Il progetto Alice deve il suo nome proprio al noto romanzo di Alice nel Paese delle Meraviglie, la protagonista di questa storia è di fatti una bambina che viaggia nella sua fantasia, ma senza perdersi. Allo stesso modo con questo metodo si vuole far sì che gli studenti di questa scuola maturino la capacità di trovare la loro individuale strada nel mondo che li circonda, e allo stesso tempo capire le strade del loro mondo interno, così da non sentirsi persi né dentro né fuori.
Come?
“La premessa alla metodologia del Progetto Alice è che la sofferenza sia causata da una errata percezione della realtà che è comunemente conosciuta col nome di ignoranza.” appurata questa considerazione, la proposta formativa offerta agli studenti prevede l’utilizzo di quella che Luigina ci ha illustrato come “catena conoscitiva”: percezioni, seguite da pensieri, immagini, idee, emozioni, reazioni fisiche, lingua, motivazione, decisioni, azioni e risultati delle azioni per sé e per gli altri.

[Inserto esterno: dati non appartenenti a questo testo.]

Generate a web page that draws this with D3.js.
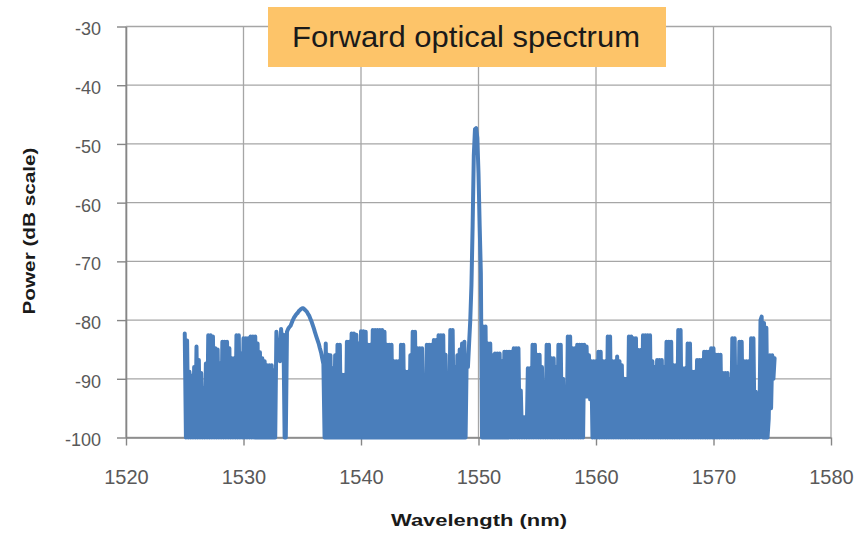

Cioè affiancando tutte queste discipline a quelle che normalmente vengono presentate da programma in qualunque normale scuola, cercando così di consegnare agli studenti dei mezzi di difesa da quella che viene definita come “decostruzione cognitiva”, ossia il fatto che la causa di tutti i malesseri e i disfunzionamenti delle nuove (e non) generazioni sia legata semplicemente a un’errata percezione di tutto ciò che avviene, che può però essere recuperata e corretta.
Luigina ci racconta tutto questo davanti a un buon caffè, ci parla di come tutto è nato, di ciò che è stato ottenuto, i riconoscimenti dagli esperti e nel più piccolo le soddisfazioni ottenute da ex-studenti. Ma ci parla anche della fatica e dei problemi dietro le quinte, dei bastoni tra le ruote che sono stati messi da chi era ed è tutt’ora scettico nei confronti di questa nuova modalità d’istruzione.
Può oggettivamente apparire strana come impostazione accademica; tecnicamente a scuola si deve imparare a leggere e a scrivere, nozioni principali, un po’ di cultura generale. Questo è giusto, ma perché non andare oltre. La matematica non sta solo in semplici numeri scritti su un foglio, così come la scrittura non è solo mettere lettere una dietro l’altra. La scuola deve insegnare, tutto il possibile, anche come vivere bene, soprattutto come vivere bene. Il detto “ci sono lezioni che a scuola non ti insegnano” può e deve essere smentito, qui lo fanno, e lo fanno bene. È stato emozionante e d’impatto poter sbirciare in questa oasi di cultura. I bambini erano così tranquilli ed educati da non sembrare nemmeno bambini, ma in senso buono. Questa scuola li rende maturi, ma senza privarli della gioia dell’infanzia, tangibile e bella nei loro sorrisi e nelle urla dei giochi organizzati nel cambio dell’ora.
“È importante che la consapevolezza che cerchiamo di trasmettere loro non vada ad accelerare i tempi di crescita, sono pur sempre bambini ed è giusto che facciano tutto ciò che li caratterizza. Li aiutiamo a capire come affrontare le difficoltà, ma parlando loro delle cose belle. Insegniamo loro a guardarsi dentro, ma indicandogli un bel panorama. Vogliamo purificargli la mente, ma è giusto che si sporchino giocando all’aria aperta.” Diciamo sempre che la vita è una grande maestra e noi tutti siamo pessimi alunni, in realtà forse ci mancano solo le basi. Basi che questi bambini, grazie a questo progetto, avranno.